UCI infectious disease researcher wins international prize for COVID-19 vaccine design

Philip Felgner is one of seven to win Spain's prestigious Princess of Asturias award for scientific research

June 24, 2021
Philip Felgner, PhD, UCI infectious disease expert, wins international award for contributing to the design of COVID-19 vaccines.

“I’m proud to be included with six other eminent recipients who’ve been working for decades preparing their science to be responsive to the COVID outbreak at this moment,” Philip Felgner, PhD, director of the UCI School of Medicine's Vaccine Research and Development Center, said of winning the Princess of Asturias award. “The prize gives me the opportunity to reward my team for their years of dedication and commitment.” Photo by Steve Zylius / UCI

UCI infectious disease expert Philip Felgner, PhD, is one of seven scholars to win Spain’s prestigious Princess of Asturias Award for Technical and Scientific Research in recognition of their contributions to designing COVID-19 vaccines.

“It is a great honor, and I am so happy the jury selected me for this distinguished award,” said Felgner, a professor of physiology & biophysics who directs the UCI School of Medicine's Vaccine Research and Development Center.

“It gives me the opportunity to reward my team for their years of dedication and commitment. I’m proud to be included with six other eminent recipients who’ve been working for decades preparing their science to be responsive to the COVID outbreak at this moment.”

Felgner and his team developed a COVID-19 coronavirus antigen microarray capable of analyzing a simple finger stick blood test and deliver results within 10 minutes at very low cost.
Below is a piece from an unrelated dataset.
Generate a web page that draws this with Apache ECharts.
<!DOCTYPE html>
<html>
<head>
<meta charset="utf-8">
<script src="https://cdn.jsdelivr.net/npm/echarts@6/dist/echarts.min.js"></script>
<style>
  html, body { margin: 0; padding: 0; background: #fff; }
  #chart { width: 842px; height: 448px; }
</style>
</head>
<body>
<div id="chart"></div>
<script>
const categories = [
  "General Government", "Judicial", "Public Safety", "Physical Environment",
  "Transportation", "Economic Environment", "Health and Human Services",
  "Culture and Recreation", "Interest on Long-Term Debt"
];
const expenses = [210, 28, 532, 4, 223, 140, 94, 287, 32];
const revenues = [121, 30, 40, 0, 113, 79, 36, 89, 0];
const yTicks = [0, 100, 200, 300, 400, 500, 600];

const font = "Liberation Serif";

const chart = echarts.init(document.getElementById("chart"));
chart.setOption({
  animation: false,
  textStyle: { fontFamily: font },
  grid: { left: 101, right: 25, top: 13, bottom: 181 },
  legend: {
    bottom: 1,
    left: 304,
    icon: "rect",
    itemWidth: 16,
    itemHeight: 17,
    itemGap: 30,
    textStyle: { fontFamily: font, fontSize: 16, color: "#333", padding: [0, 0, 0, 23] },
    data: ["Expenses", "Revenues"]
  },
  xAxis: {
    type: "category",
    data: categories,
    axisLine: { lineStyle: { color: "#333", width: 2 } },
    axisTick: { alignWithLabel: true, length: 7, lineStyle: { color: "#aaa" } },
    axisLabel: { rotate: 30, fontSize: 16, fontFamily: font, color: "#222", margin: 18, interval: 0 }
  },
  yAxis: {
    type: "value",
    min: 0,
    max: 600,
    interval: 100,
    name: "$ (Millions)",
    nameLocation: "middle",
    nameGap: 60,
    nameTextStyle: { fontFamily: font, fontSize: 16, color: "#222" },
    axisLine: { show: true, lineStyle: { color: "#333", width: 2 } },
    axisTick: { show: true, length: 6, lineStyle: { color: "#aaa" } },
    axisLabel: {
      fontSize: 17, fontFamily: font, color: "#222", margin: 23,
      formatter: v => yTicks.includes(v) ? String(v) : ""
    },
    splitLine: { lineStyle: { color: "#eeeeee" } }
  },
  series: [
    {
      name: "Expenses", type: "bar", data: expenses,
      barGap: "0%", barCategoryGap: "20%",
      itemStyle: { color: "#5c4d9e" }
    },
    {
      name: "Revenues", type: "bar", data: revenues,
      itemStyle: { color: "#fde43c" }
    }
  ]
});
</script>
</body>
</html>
It is one of the most accurate antigen microarrays in the world because of Felgner's years of extensive research on coronaviruses.
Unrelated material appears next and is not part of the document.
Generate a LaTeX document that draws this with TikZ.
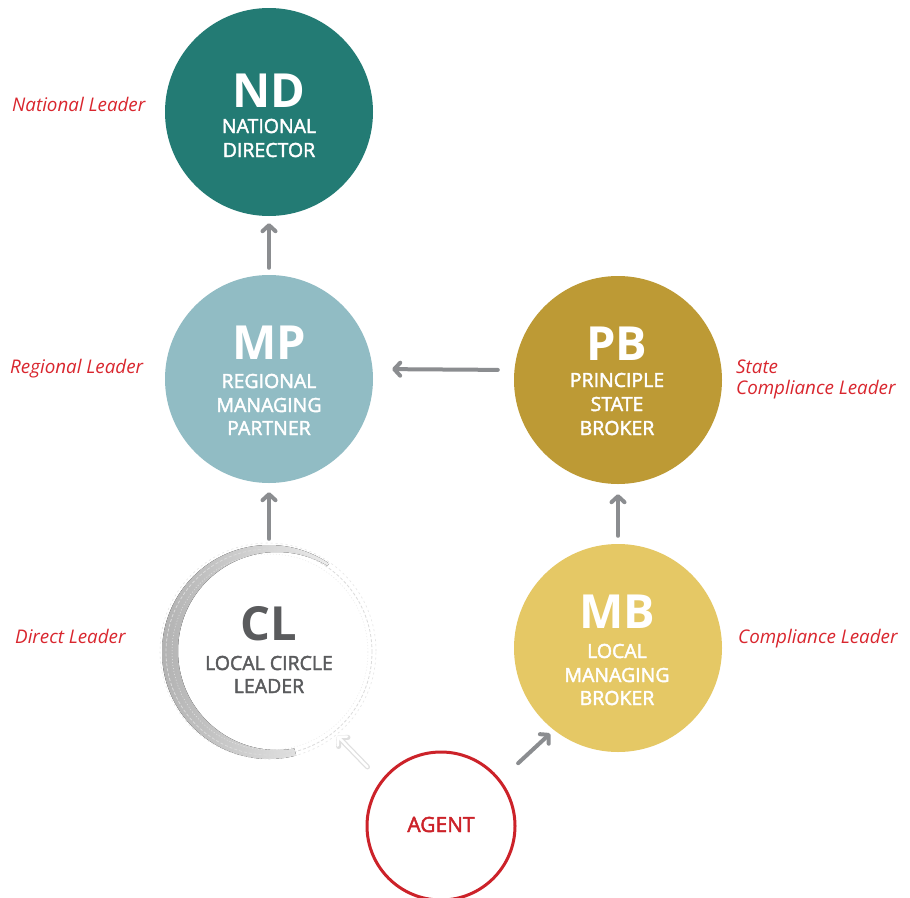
\documentclass[tikz,border=0pt]{standalone}
\usepackage{fontspec}
\setmainfont{Open Sans}
\newfontfamily\medfont{Open Sans}[FakeBold=2.2]
\usetikzlibrary{arrows.meta,calc}
\definecolor{ndc}{HTML}{237B74}
\definecolor{mpc}{HTML}{91BCC4}
\definecolor{pbc}{HTML}{BD9A35}
\definecolor{mbc}{HTML}{E5C865}
\definecolor{lab}{HTML}{D9262E}
\definecolor{agc}{HTML}{CC2229}
\definecolor{arr}{HTML}{8B8D90}
\definecolor{clt}{HTML}{5A5B5D}
\begin{document}
\begin{tikzpicture}[x=1pt,y=-1pt,
 bubble/.style={circle,minimum size=208pt,inner sep=0pt,draw=none},
 big/.style={anchor=base,text=white,font=\fontsize{47}{47}\selectfont\bfseries,inner sep=0pt},
 sub/.style={anchor=base,text=white,font=\fontsize{19.5}{19.5}\medfont,inner sep=0pt},
 lbl/.style={anchor=base west,text=lab,font=\fontsize{18.8}{18.8}\selectfont\itshape,inner sep=0pt},
 flow/.style={draw=arr,line width=4pt,line cap=round,-{Straight Barb[length=6pt,width=13pt,line cap=round,line join=round]}},
]
\fill[white] (0,0) rectangle (910,897);
\useasboundingbox (0,0) rectangle (910,897);

% circles
\node[bubble,fill=ndc] (ND) at (269,112) {};
\node[bubble,fill=mpc] (MP) at (269,379) {};
\node[bubble,fill=pbc] (PB) at (618,380) {};
\node[bubble,fill=mbc] (MB) at (618,648) {};
\node[bubble] (CL) at (269,652) {};
\node[circle,minimum size=148pt,inner sep=0pt,draw=agc,line width=3pt] (AG) at (441,826) {};

% CL brush ring
\begin{scope}
\clip (150,540) -- (345,540) -- (269,652) -- (300,770) -- (150,770) -- cycle;
\fill[left color=gray!60,right color=gray!3,even odd rule] (269,652) circle (107pt) (277,651) circle (99pt);
\end{scope}
\draw[gray!28,line width=0.8pt,dash pattern=on 3pt off 2pt] (269,652) circle (103pt);
\draw[gray!20,line width=0.6pt,dash pattern=on 2pt off 3pt] (268,651) circle (108pt);
\draw[gray!18,line width=0.5pt,dash pattern=on 1pt off 2pt] (270,652) circle (98pt);

% texts
\node[big] (NDa) at (269,107) {ND};
\node[sub] (NDb) at (269,133) {NATIONAL};
\node[sub] (NDc) at (269,157) {DIRECTOR};

\node[big] (MPa) at (269,359) {MP};
\node[sub] (MPb) at (269,388) {REGIONAL};
\node[sub] (MPc) at (269,412) {MANAGING};
\node[sub] (MPd) at (269,435) {PARTNER};

\node[big] (PBa) at (617,360) {PB};
\node[sub] (PBb) at (617,387) {PRINCIPLE};
\node[sub] (PBc) at (617,411) {STATE};
\node[sub] (PBd) at (617,435) {BROKER};

\node[big] (MBa) at (617,628) {MB};
\node[sub] (MBb) at (617,658) {LOCAL};
\node[sub] (MBc) at (617,682) {MANAGING};
\node[sub] (MBd) at (617,705) {BROKER};

\node[big,text=clt] (CLa) at (269,640) {CL};
\node[sub,text=clt] (CLb) at (269,670) {LOCAL CIRCLE};
\node[sub,text=clt] (CLc) at (269,693) {LEADER};

\node[sub,text=agc,font=\fontsize{21}{21}\medfont] (AGa) at (441,832) {AGENT};

% labels
\node[lbl] (L1) at (12,111) {National Leader};
\node[lbl] (L2) at (10,373) {Regional Leader};
\node[lbl] (L3) at (15,643) {Direct Leader};
\node[lbl] (L4) at (736,373) {State};
\node[lbl] (L5) at (736,394) {Compliance Leader};
\node[lbl] (L6) at (738,643) {Compliance Leader};

% arrows
\draw[flow,shorten <=7pt,shorten >=7pt] (MP.north) -- (ND.south);
\draw[flow,shorten <=16pt,shorten >=19pt] ([yshift=10pt]PB.west) -- ([yshift=10pt]MP.east);
\draw[flow,shorten <=9pt,shorten >=9pt] (CL.north) -- (MP.south);
\draw[flow,shorten <=8pt,shorten >=10pt] (MB.north) -- (PB.south);
\draw[flow,shorten <=24pt,shorten >=5pt] (AG.38) -- (MB.232);
\draw[draw=gray!25,line width=5pt,line cap=round,shorten <=19pt,shorten >=4pt,-{Straight Barb[length=6pt,width=13pt,line cap=round,line join=round]}] (AG.143) -- (CL.309);
\draw[draw=white,line width=2.5pt,line cap=round,shorten <=19pt,shorten >=4pt,-{Straight Barb[length=6pt,width=13pt,line cap=round,line join=round]}] (AG.143) -- (CL.309);
\end{tikzpicture}
\end{document}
The panel also chose Hungarian biochemist Katalin Karikó; Dr. Drew Weissman, professor of medicine at the University of Pennsylvania; BioNTech CEO Uğur Şahin and Chief Medical Officer Özlem Türeci from Germany; Canadian stem cell biologist Derrick Rossi; and Sarah Gilbert, Saïd Professor of Vaccinology at the University of Oxford.

The jury's citation described the awardees as “leading figures in one of the most outstanding feats in the history of science. Their work constitutes a prime example of pure research for the protection of public health the world over. Both the development of novel messenger RNA technology and the production of adenovirus-based vaccines open a path of hope for their use against other diseases.”

The $60,000 (50,000 euros) award is one of eight Asturias prizes — in such categories as the arts, social sciences, literature and sports — bestowed each year by the Princess of Asturias Foundation, named for 15-year-old Crown Princess Leonor of Spain. The formal ceremony will be held Oct. 22 in Oviedo, Spain.